DATA LINES —
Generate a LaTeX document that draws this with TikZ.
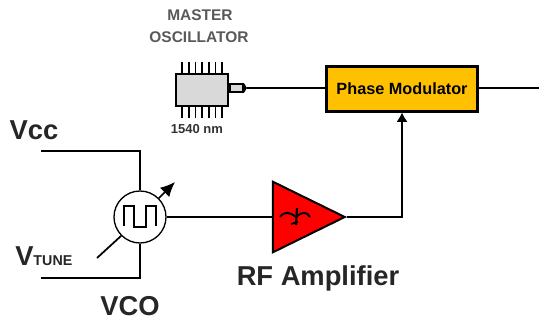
\documentclass[tikz,border=0pt]{standalone}
\usepackage{fontspec}
\setmainfont{Liberation Sans}
\usepackage{xcolor}
\usetikzlibrary{positioning, arrows.meta, shapes.geometric}
\definecolor{modfill}{RGB}{255,192,0}
\definecolor{ampfill}{RGB}{255,0,0}
\definecolor{chipfill}{RGB}{217,217,217}
\tikzset{
  wire/.style={line width=1.6pt, line join=miter},
  pin/.style={line width=1.3pt},
  biglabel/.style={font=\bfseries\fontsize{20.5}{22}\selectfont, text=black!85, inner sep=0pt},
  smalllabel/.style={font=\bfseries\fontsize{11.6}{13}\selectfont, text=black!65, inner sep=0pt}
}

\begin{document}
\begin{tikzpicture}[x=0.75pt,y=0.75pt,yscale=-1,xscale=1]
\useasboundingbox (0,0) rectangle (539,321);
%Master oscillator pins
\foreach \px in {182,188.7,195.4,202.1,208.8,215.5,222.2} {
  \draw [pin] (\px,62) -- (\px,118) ;
}
%Master oscillator
\node [draw, fill=chipfill, line width=1.5pt, minimum width=39pt, minimum height=24pt, inner sep=0pt] (chip) at (201.5,90.5) {};
\node [draw, fill=chipfill, line width=1.5pt, minimum width=10pt, minimum height=6pt, inner sep=0pt, anchor=west] (port) at (chip.east |- 0,88) {};
\coordinate (portend) at (247,88);
\fill (port.north east) -- (portend) -- (port.south east) -- cycle;
\node [smalllabel] (master) at (200,15) {MASTER};
\node [smalllabel] (osc) at (199,37) {OSCILLATOR};
\node [inner sep=0pt, font=\bfseries\fontsize{9.75}{11}\selectfont, text=black!80] (wavelen) at (197,129) {1540 nm};
%Phase modulator
\node [draw, fill=modfill, line width=1.8pt, minimum width=113pt, minimum height=33.5pt, inner sep=0pt, font=\bfseries\fontsize{12.2}{14}\selectfont] (pm) at (402,89) {Phase Modulator};
\coordinate (out) at (539,88);
\draw [wire] (portend) -- (pm.west |- portend) ;
\draw [wire] (pm.east |- out) -- (out) ;
%VCO
\node [draw, circle, fill=white, line width=1pt, minimum size=39pt, inner sep=0pt] (vco) at (140,217) {};
\draw [line width=1.2pt] (124,226) -- (124,206) -- (134,206) -- (134,227) -- (146,227) -- (146,206) -- (156,206) -- (156,226) ;
\coordinate (vcctop) at (41,151);
\coordinate (vccbot) at (41,278);
\coordinate (tune) at (97,258);
\coordinate (tip) at (175,182);
\draw [wire] (vcctop) -| (vco.north) ;
\draw [wire] (vccbot) -| (vco.south) ;
\draw [wire, line width=1.3pt] (tune) -- (vco.225) ;
\draw [line width=1.3pt, -{Latex[length=11pt,width=10pt]}] (vco.45) -- (tip) ;
\node [biglabel] (vcc) at (34,130) {Vcc};
\node [biglabel, anchor=west] (vtune) at (15,256) {V\fontsize{10.7}{12}\selectfont TUNE};
\node [biglabel] (vcolabel) at (130,306) {VCO};
%RF amplifier
\node [draw, fill=ampfill, line width=1.5pt, isosceles triangle, isosceles triangle apex angle=53, isosceles triangle stretches, minimum width=53pt, minimum height=54pt, inner sep=0pt, anchor=apex] (amp) at (347,217) {};
\draw [line width=1.5pt] (280,217) .. controls (284,211) and (290,212) .. (296,217) .. controls (301,212) and (307,211) .. (310,217) ;
\draw [line width=1.6pt] (297,208) -- (296,225) ;
\draw [line width=1.3pt] (291,224) -- (298,222) ;
\draw [wire] (vco.east) -- (amp.west |- vco.east) ;
\draw [wire, -{Latex[length=7pt,width=8.5pt]}] (amp.apex) -| (pm.south) ;
\node [biglabel] (rflabel) at (318,278) {RF Amplifier};
\end{tikzpicture}
\end{document}
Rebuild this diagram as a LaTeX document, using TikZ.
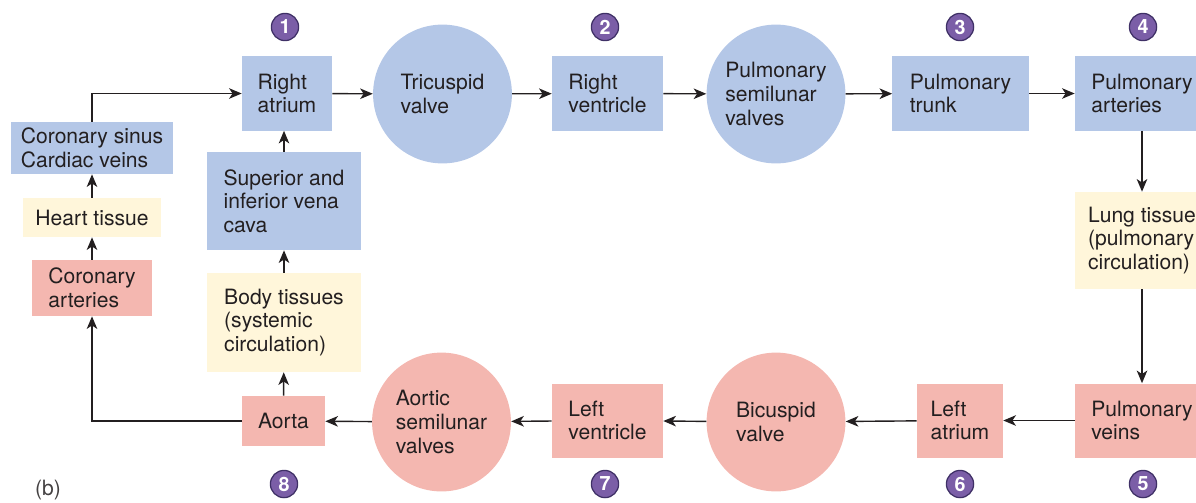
\documentclass[tikz,border=0pt]{standalone}
\usepackage{fontspec}
\setmainfont{TeX Gyre Heros}
\usetikzlibrary{arrows.meta}

\definecolor{venous}{HTML}{B4C7E7}
\definecolor{arterial}{HTML}{F4B7B0}
\definecolor{tissue}{HTML}{FFF6DA}
\definecolor{badgefill}{HTML}{7B5EA7}
\definecolor{badgeline}{HTML}{3F3066}
\definecolor{ink}{HTML}{231F20}

\begin{document}
\begin{tikzpicture}[x=0.025cm, y=-0.025cm,
  every node/.style={font=\fontsize{15}{16.8}\selectfont, text=ink, align=left, inner sep=0pt},
  blk/.style={minimum height=1.85cm},
  vein/.style={fill=venous},
  art/.style={fill=arterial},
  tis/.style={fill=tissue},
  valve/.style={circle, minimum size=3.47cm},
  badge/.style={circle, fill=badgefill, draw=badgeline, line width=0.9pt, minimum size=0.68cm,
                text=white, font=\fontsize{14}{14}\selectfont\bfseries},
  line/.style={-{Stealth[length=9pt, width=7.5pt, inset=2.5pt]}, line width=1pt, draw=ink}]

\useasboundingbox (0,0) rectangle (1196,502);

% pulmonary side, top row
\node (ra)  at (287,93.5)   [vein, blk, minimum width=2.25cm] {Right\\atrium};
\node (tv)  at (442.5,94)   [vein, valve] {Tricuspid\\valve};
\node (rv)  at (607.5,93.5) [vein, blk, minimum width=2.775cm] {Right\\ventricle};
\node (psv) at (776,94)     [vein, valve] {Pulmonary\\semilunar\\valves};
\node (pt)  at (960.5,93.5) [vein, blk, minimum width=3.4cm] {Pulmonary\\trunk};
\node (pa)  at (1142,93.5)  [vein, blk, minimum width=3.35cm] {Pulmonary\\arteries};

% lungs
\node (lung) at (1142,240.5) [tis, minimum width=3.35cm, minimum height=2.425cm]
  {Lung tissue\\(pulmonary\\circulation)};

% systemic side, bottom row
\node (pv)  at (1142,420.5) [art, blk, minimum width=3.35cm] {Pulmonary\\veins};
\node (la)  at (960,420.5)  [art, blk, minimum width=2.15cm] {Left\\atrium};
\node (bv)  at (776,422)    [art, valve] {Bicuspid\\valve};
\node (lv)  at (607.5,420.5) [art, blk, minimum width=2.775cm] {Left\\ventricle};
\node (asv) at (441.5,422)  [art, valve] {Aortic\\semilunar\\valves};
\node (ao)  at (283.5,421)  [art, minimum width=2.075cm, minimum height=1.25cm] {Aorta};

% body and venae cavae
\node (body) at (284,322.5) [tis, minimum width=3.85cm, minimum height=2.475cm]
  {Body tissues\\(systemic\\circulation)};
\node (vc)   at (284,201)   [vein, minimum width=3.85cm, minimum height=2.45cm]
  {Superior and\\inferior vena\\cava};

% coronary loop
\node (ca) at (92,288)   [art, minimum width=3cm, minimum height=1.4cm] {Coronary\\arteries};
\node (ht) at (92,217.5) [tis, minimum width=3.45cm, minimum height=0.975cm] {Heart tissue};
\node (cs) at (92,148)   [vein, minimum width=4.05cm, minimum height=1.3cm] {Coronary sinus\\Cardiac veins};

% step numbers
\node (b1) at (285,27)   [badge] {1};
\node (b2) at (605,27)   [badge] {2};
\node (b3) at (960,27)   [badge] {3};
\node (b4) at (1143,27)  [badge] {4};
\node (b5) at (1143,484) [badge] {5};
\node (b6) at (960,484)  [badge] {6};
\node (b7) at (605,484)  [badge] {7};
\node (b8) at (284,484)  [badge] {8};

\node (tag) at (48,490) [text=ink!85] {(b)};

% flow
\draw[line] (ra) -- (tv);
\draw[line] (tv) -- (rv);
\draw[line] (rv) -- (psv);
\draw[line] (psv) -- (pt);
\draw[line] (pt) -- (pa);
\draw[line] (pa) -- (lung);
\draw[line] (lung) -- (pv);
\draw[line] (pv) -- (la);
\draw[line] (la) -- (bv);
\draw[line] (bv) -- (lv);
\draw[line] (lv) -- (asv);
\draw[line] (asv) -- (ao);
\draw[line] (ao) -- (body);
\draw[line] (body) -- (vc);
\draw[line] (vc.north) -- (vc.north |- ra.south);
\draw[line] (ao.west) -| (ca.south);
\draw[line] (ca) -- (ht);
\draw[line] (ht) -- (cs);
\draw[line] (cs.north) |- (ra.west);

\end{tikzpicture}
\end{document}
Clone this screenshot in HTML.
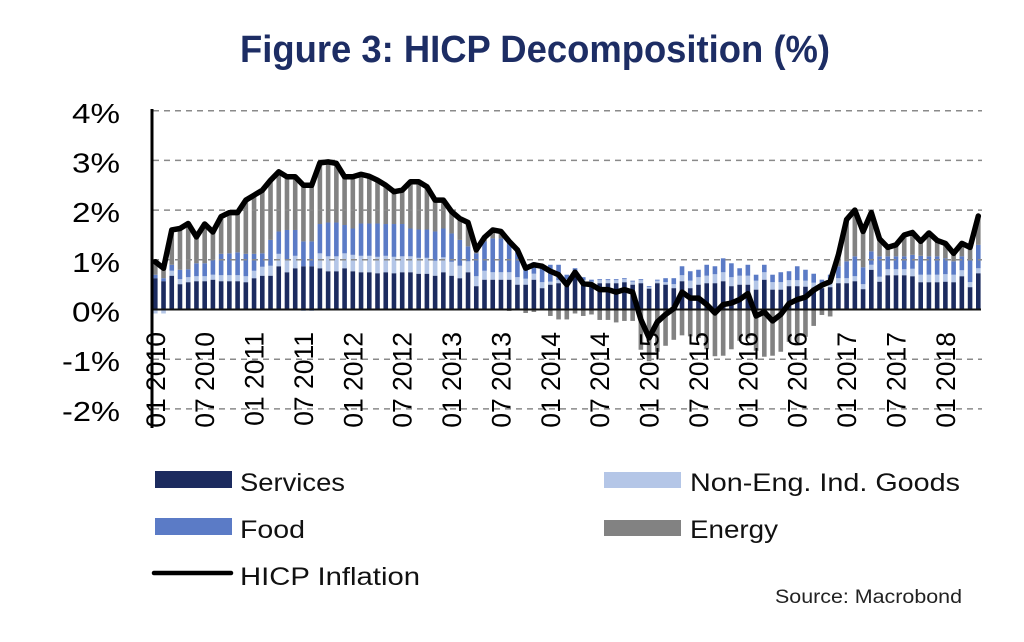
<!DOCTYPE html>
<html>
<head>
<meta charset="utf-8">
<style>
html,body{margin:0;padding:0;background:#fff;overflow:hidden;}
svg{display:block;}
</style>
</head>
<body>
<svg id="chart" width="1024" height="642" viewBox="0 0 1024 642" xmlns="http://www.w3.org/2000/svg">
<rect width="1024" height="642" fill="#ffffff"/>
<text x="240" y="62" font-family="Liberation Sans, Arial, sans-serif" font-weight="bold" font-size="38" fill="#1d2d64" textLength="590" lengthAdjust="spacingAndGlyphs">Figure 3: HICP Decomposition (%)</text>

<g id="bars"></g>

<g stroke="#8a8a8a" stroke-width="1.5" stroke-dasharray="6,5" fill="none">
<line x1="153" y1="110.7" x2="982" y2="110.7"/>
<line x1="153" y1="160.4" x2="982" y2="160.4"/>
<line x1="153" y1="210.1" x2="982" y2="210.1"/>
<line x1="153" y1="259.8" x2="982" y2="259.8"/>
<line x1="153" y1="359.2" x2="982" y2="359.2"/>
<line x1="153" y1="408.9" x2="982" y2="408.9"/>
</g>
<line x1="152" y1="309.5" x2="981" y2="309.5" stroke="#111" stroke-width="2"/>

<g font-family="Liberation Sans, Arial, sans-serif" font-size="28" fill="#000" text-anchor="end">
<text x="120" y="123" textLength="48" lengthAdjust="spacingAndGlyphs">4%</text>
<text x="120" y="172.5" textLength="48" lengthAdjust="spacingAndGlyphs">3%</text>
<text x="120" y="222" textLength="48" lengthAdjust="spacingAndGlyphs">2%</text>
<text x="120" y="272" textLength="48" lengthAdjust="spacingAndGlyphs">1%</text>
<text x="120" y="321.5" textLength="48" lengthAdjust="spacingAndGlyphs">0%</text>
<text x="120" y="371" textLength="58" lengthAdjust="spacingAndGlyphs">-1%</text>
<text x="120" y="421" textLength="58" lengthAdjust="spacingAndGlyphs">-2%</text>
</g>

<g font-family="Liberation Sans, Arial, sans-serif" font-size="26.5" fill="#000" text-anchor="end">
<text transform="translate(164.8,332) rotate(-90)">01 2010</text>
<text transform="translate(214.2,332) rotate(-90)">07 2010</text>
<text transform="translate(263.6,332) rotate(-90)">01 2011</text>
<text transform="translate(312.9,332) rotate(-90)">07 2011</text>
<text transform="translate(362.3,332) rotate(-90)">01 2012</text>
<text transform="translate(411.7,332) rotate(-90)">07 2012</text>
<text transform="translate(461.1,332) rotate(-90)">01 2013</text>
<text transform="translate(510.5,332) rotate(-90)">07 2013</text>
<text transform="translate(559.8,332) rotate(-90)">01 2014</text>
<text transform="translate(609.2,332) rotate(-90)">07 2014</text>
<text transform="translate(658.6,332) rotate(-90)">01 2015</text>
<text transform="translate(708.0,332) rotate(-90)">07 2015</text>
<text transform="translate(757.4,332) rotate(-90)">01 2016</text>
<text transform="translate(806.7,332) rotate(-90)">07 2016</text>
<text transform="translate(856.1,332) rotate(-90)">01 2017</text>
<text transform="translate(905.5,332) rotate(-90)">07 2017</text>
<text transform="translate(954.9,332) rotate(-90)">01 2018</text>
</g>

<polyline id="hicp" fill="none" stroke="#000" stroke-width="5.5" stroke-linejoin="round" stroke-linecap="round" points=""/>
<line x1="152" y1="109" x2="152" y2="428" stroke="#000" stroke-width="3"/>

<!-- Legend -->
<rect x="155" y="471" width="77" height="17" fill="#1c2b5f"/>
<rect x="155" y="518" width="77" height="17" fill="#5b7bc6"/>
<line x1="154" y1="573" x2="231" y2="573" stroke="#000" stroke-width="4.5" stroke-linecap="round"/>
<rect x="604" y="472" width="77" height="16" fill="#b4c6e7"/>
<rect x="604" y="520" width="77" height="16" fill="#828282"/>
<g font-family="Liberation Sans, Arial, sans-serif" font-size="25" fill="#111">
<text x="240" y="491" textLength="105" lengthAdjust="spacingAndGlyphs">Services</text>
<text x="240" y="538" textLength="65" lengthAdjust="spacingAndGlyphs">Food</text>
<text x="240" y="585" textLength="180" lengthAdjust="spacingAndGlyphs">HICP Inflation</text>
<text x="690" y="491" textLength="270" lengthAdjust="spacingAndGlyphs">Non-Eng. Ind. Goods</text>
<text x="690" y="538" textLength="88" lengthAdjust="spacingAndGlyphs">Energy</text>
</g>
<text x="775" y="603" font-family="Liberation Sans, Arial, sans-serif" font-size="19" fill="#222" textLength="187" lengthAdjust="spacingAndGlyphs">Source: Macrobond</text>
</svg>
<script>
(function(){
var H=[0.96,0.83,1.6,1.63,1.73,1.46,1.72,1.56,1.87,1.95,1.95,2.2,
2.3,2.4,2.6,2.77,2.67,2.67,2.5,2.5,2.95,2.97,2.94,2.67,
2.67,2.72,2.68,2.6,2.5,2.37,2.4,2.57,2.57,2.47,2.2,2.2,
1.97,1.83,1.75,1.2,1.45,1.6,1.57,1.37,1.2,0.83,0.9,0.87,
0.77,0.7,0.5,0.75,0.52,0.5,0.4,0.4,0.35,0.4,0.35,-0.2,
-0.57,-0.25,-0.1,0.02,0.35,0.23,0.23,0.1,-0.07,0.1,0.13,0.2,
0.32,-0.13,-0.05,-0.23,-0.1,0.12,0.2,0.25,0.39,0.49,0.56,1.1,
1.81,2.0,1.57,1.95,1.42,1.25,1.3,1.5,1.55,1.37,1.54,1.39,
1.33,1.13,1.33,1.25,1.88];
var S=[0.63,0.57,0.68,0.51,0.55,0.57,0.57,0.6,0.57,0.57,0.57,0.55,
0.63,0.68,0.68,0.87,0.75,0.83,0.87,0.87,0.83,0.77,0.77,0.83,
0.77,0.75,0.75,0.73,0.75,0.73,0.75,0.75,0.72,0.72,0.68,0.75,
0.68,0.63,0.75,0.47,0.6,0.6,0.6,0.6,0.5,0.5,0.6,0.43,
0.5,0.53,0.55,0.72,0.53,0.5,0.53,0.53,0.53,0.55,0.5,0.53,
0.42,0.53,0.5,0.43,0.57,0.43,0.5,0.53,0.53,0.57,0.47,0.5,
0.5,0.4,0.6,0.4,0.4,0.47,0.47,0.46,0.44,0.43,0.45,0.53,
0.53,0.57,0.41,0.8,0.56,0.69,0.69,0.69,0.67,0.55,0.55,0.55,
0.56,0.55,0.67,0.45,0.73];
var N=[-0.08,-0.08,0.1,0.1,0.1,0.1,0.1,0.1,0.12,0.12,0.12,0.12,
0.15,0.18,0.2,0.25,0.25,0.25,-0.03,-0.03,0.3,0.3,0.3,0.3,
0.33,0.33,0.33,0.33,0.33,0.33,0.32,0.32,0.32,0.32,0.3,0.3,
0.28,0.25,0.22,0.2,0.18,0.15,0.15,0.15,0.15,0.12,0.12,0.12,
0.06,0.06,0.06,0.06,0.06,0.06,0.06,0.06,0.06,0.06,0.06,0.06,
0.03,0.05,0.05,0.08,0.12,0.15,0.15,0.15,0.18,0.18,0.18,0.18,
0.18,0.18,0.15,0.15,0.15,0.12,0.12,0.12,0.1,0.1,0.1,0.1,
0.1,0.1,0.1,0.1,0.1,0.12,0.12,0.12,0.15,0.15,0.15,0.15,
0.15,0.15,0.12,0.1,0.1];
var C=[0.7,0.63,0.9,0.8,0.81,0.93,0.93,1.0,1.12,1.13,1.15,1.12,
1.12,1.13,1.4,1.57,1.6,1.6,1.37,1.37,1.72,1.75,1.75,1.7,
1.63,1.73,1.73,1.73,1.72,1.72,1.72,1.63,1.61,1.61,1.57,1.63,
1.53,1.4,1.27,1.13,1.37,1.43,1.43,1.4,1.15,0.9,0.95,0.87,
0.9,0.9,0.7,0.83,0.65,0.6,0.6,0.6,0.6,0.6,0.55,0.55,
0.45,0.53,0.63,0.63,0.87,0.77,0.8,0.9,0.87,1.03,0.93,0.83,
0.9,0.7,0.9,0.7,0.75,0.77,0.87,0.8,0.72,0.6,0.7,0.87,
0.97,1.07,0.85,1.17,1.07,1.07,1.07,1.07,1.1,1.08,1.07,1.07,
1.03,0.97,1.07,1.0,1.3];
var SV="#1c2b5f",NC="#b4c6e7",FC="#5b7bc6",EC="#828282";
function X(k){return 155.3+8.23*k;}
function Y(v){return 309.5-49.7*v;}
var bw=4.6,out="";
function r(x,a,b,col){
  var y0=Y(Math.max(a,b)),y1=Y(Math.min(a,b));
  out+='<rect x="'+(x-bw/2).toFixed(2)+'" y="'+y0.toFixed(2)+'" width="'+bw+'" height="'+(y1-y0).toFixed(2)+'" fill="'+col+'"/>';
}
var pts=[];
for(var k=0;k<H.length;k++){
  var x=X(k),s=S[k],n=N[k],c=C[k],np=Math.max(n,0);
  var f=Math.max(c-s-np,0.02);
  var top=s+np+f,e=H[k]-top;
  r(x,0,s,SV);var b=s;
  if(np>0){r(x,b,b+np,NC);b+=np;}
  r(x,b,b+f,FC);b+=f;
  if(e>0)r(x,b,b+e,EC);
  var nb=0;
  if(n<0){r(x,0,n,NC);nb=n;}
  if(e<0)r(x,nb,nb+e,EC);
  pts.push(x.toFixed(2)+","+Y(H[k]).toFixed(2));
}
document.getElementById("bars").innerHTML=out;
document.getElementById("hicp").setAttribute("points",pts.join(" "));
})();
</script>
</body>
</html>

REQUEST — How many of the lines above hold the word "this"? Give only that number.

RESPONSE — 3